(Description of the task) All of the data should be repeated exactly; pictures are not part of the copy.

(Dataset excerpt)
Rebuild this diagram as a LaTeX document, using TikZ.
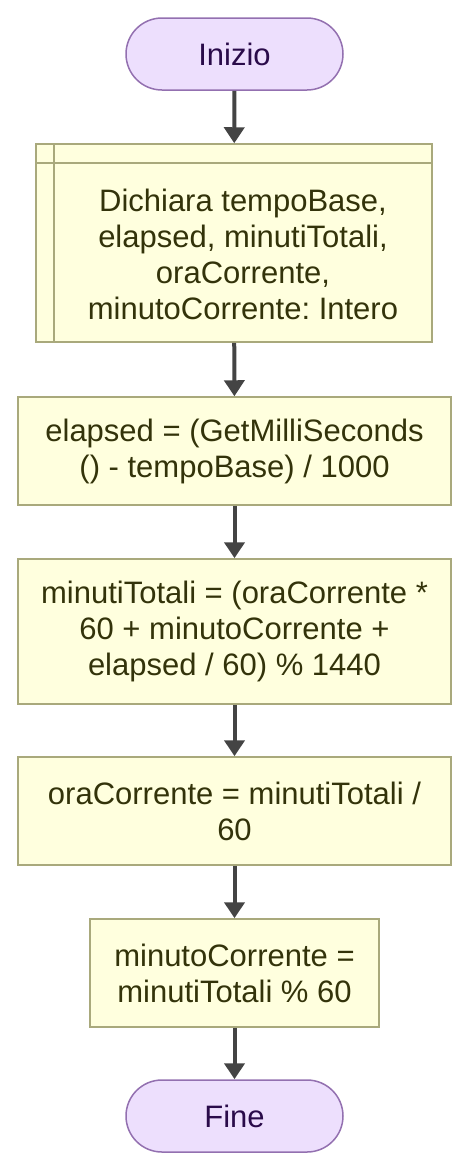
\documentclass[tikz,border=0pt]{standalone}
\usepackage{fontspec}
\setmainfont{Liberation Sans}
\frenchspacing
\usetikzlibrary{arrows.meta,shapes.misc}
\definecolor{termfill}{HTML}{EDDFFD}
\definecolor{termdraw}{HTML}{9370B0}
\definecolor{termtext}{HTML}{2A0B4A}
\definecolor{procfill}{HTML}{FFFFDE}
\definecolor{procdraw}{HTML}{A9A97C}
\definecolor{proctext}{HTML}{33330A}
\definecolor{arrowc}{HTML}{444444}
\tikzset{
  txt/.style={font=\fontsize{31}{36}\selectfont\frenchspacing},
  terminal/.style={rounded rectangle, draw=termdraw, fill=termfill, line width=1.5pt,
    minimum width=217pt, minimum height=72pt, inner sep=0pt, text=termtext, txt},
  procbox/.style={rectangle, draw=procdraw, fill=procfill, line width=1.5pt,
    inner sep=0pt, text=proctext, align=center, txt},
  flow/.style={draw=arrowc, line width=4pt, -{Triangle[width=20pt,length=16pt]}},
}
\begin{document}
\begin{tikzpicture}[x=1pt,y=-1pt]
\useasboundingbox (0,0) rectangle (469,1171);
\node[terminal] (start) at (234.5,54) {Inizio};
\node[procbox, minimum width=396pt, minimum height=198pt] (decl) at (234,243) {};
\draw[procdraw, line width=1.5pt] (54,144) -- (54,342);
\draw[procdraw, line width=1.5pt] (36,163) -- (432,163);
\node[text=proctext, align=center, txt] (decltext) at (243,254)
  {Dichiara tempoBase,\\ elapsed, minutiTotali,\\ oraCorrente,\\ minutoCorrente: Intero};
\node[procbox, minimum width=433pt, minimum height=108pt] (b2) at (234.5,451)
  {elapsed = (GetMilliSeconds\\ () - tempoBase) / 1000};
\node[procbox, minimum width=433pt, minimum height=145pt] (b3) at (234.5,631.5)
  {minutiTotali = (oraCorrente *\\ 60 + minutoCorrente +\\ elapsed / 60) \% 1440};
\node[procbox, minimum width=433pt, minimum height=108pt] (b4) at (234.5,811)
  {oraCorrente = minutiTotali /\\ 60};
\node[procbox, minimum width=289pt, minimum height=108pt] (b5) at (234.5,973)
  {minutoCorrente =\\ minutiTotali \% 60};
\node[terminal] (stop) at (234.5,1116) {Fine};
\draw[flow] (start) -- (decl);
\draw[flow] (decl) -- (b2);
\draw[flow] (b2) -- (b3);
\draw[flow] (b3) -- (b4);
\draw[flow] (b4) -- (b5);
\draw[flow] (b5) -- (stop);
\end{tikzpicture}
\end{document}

(Written solution)
Rebuild this diagram as a LaTeX document, using TikZ.
\documentclass[tikz,border=0pt]{standalone}
\usepackage{fontspec}
\setmainfont{Liberation Sans}
\frenchspacing
\usetikzlibrary{arrows.meta,shapes.misc}
\definecolor{termfill}{HTML}{EDDFFD}
\definecolor{termdraw}{HTML}{9370B0}
\definecolor{termtext}{HTML}{2A0B4A}
\definecolor{procfill}{HTML}{FFFFDE}
\definecolor{procdraw}{HTML}{A9A97C}
\definecolor{proctext}{HTML}{33330A}
\definecolor{arrowc}{HTML}{444444}
\tikzset{
  txt/.style={font=\fontsize{31}{36}\selectfont\frenchspacing},
  terminal/.style={rounded rectangle, draw=termdraw, fill=termfill, line width=1.5pt,
    minimum width=217pt, minimum height=72pt, inner sep=0pt, text=termtext, txt},
  procbox/.style={rectangle, draw=procdraw, fill=procfill, line width=1.5pt,
    inner sep=0pt, text=proctext, align=center, txt},
  flow/.style={draw=arrowc, line width=4pt, -{Triangle[width=20pt,length=16pt]}},
}
\begin{document}
\begin{tikzpicture}[x=1pt,y=-1pt]
\useasboundingbox (0,0) rectangle (469,1171);
\node[terminal] (start) at (234.5,54) {Inizio};
\node[procbox, minimum width=396pt, minimum height=198pt] (decl) at (234,243) {};
\draw[procdraw, line width=1.5pt] (54,144) -- (54,342);
\draw[procdraw, line width=1.5pt] (36,163) -- (432,163);
\node[text=proctext, align=center, txt] (decltext) at (243,254)
  {Dichiara tempoBase,\\ elapsed, minutiTotali,\\ oraCorrente,\\ minutoCorrente: Intero};
\node[procbox, minimum width=433pt, minimum height=108pt] (b2) at (234.5,451)
  {elapsed = (GetMilliSeconds\\ () - tempoBase) / 1000};
\node[procbox, minimum width=433pt, minimum height=145pt] (b3) at (234.5,631.5)
  {minutiTotali = (oraCorrente *\\ 60 + minutoCorrente +\\ elapsed / 60) \% 1440};
\node[procbox, minimum width=433pt, minimum height=108pt] (b4) at (234.5,811)
  {oraCorrente = minutiTotali /\\ 60};
\node[procbox, minimum width=289pt, minimum height=108pt] (b5) at (234.5,973)
  {minutoCorrente =\\ minutiTotali \% 60};
\node[terminal] (stop) at (234.5,1116) {Fine};
\draw[flow] (start) -- (decl);
\draw[flow] (decl) -- (b2);
\draw[flow] (b2) -- (b3);
\draw[flow] (b3) -- (b4);
\draw[flow] (b4) -- (b5);
\draw[flow] (b5) -- (stop);
\end{tikzpicture}
\end{document}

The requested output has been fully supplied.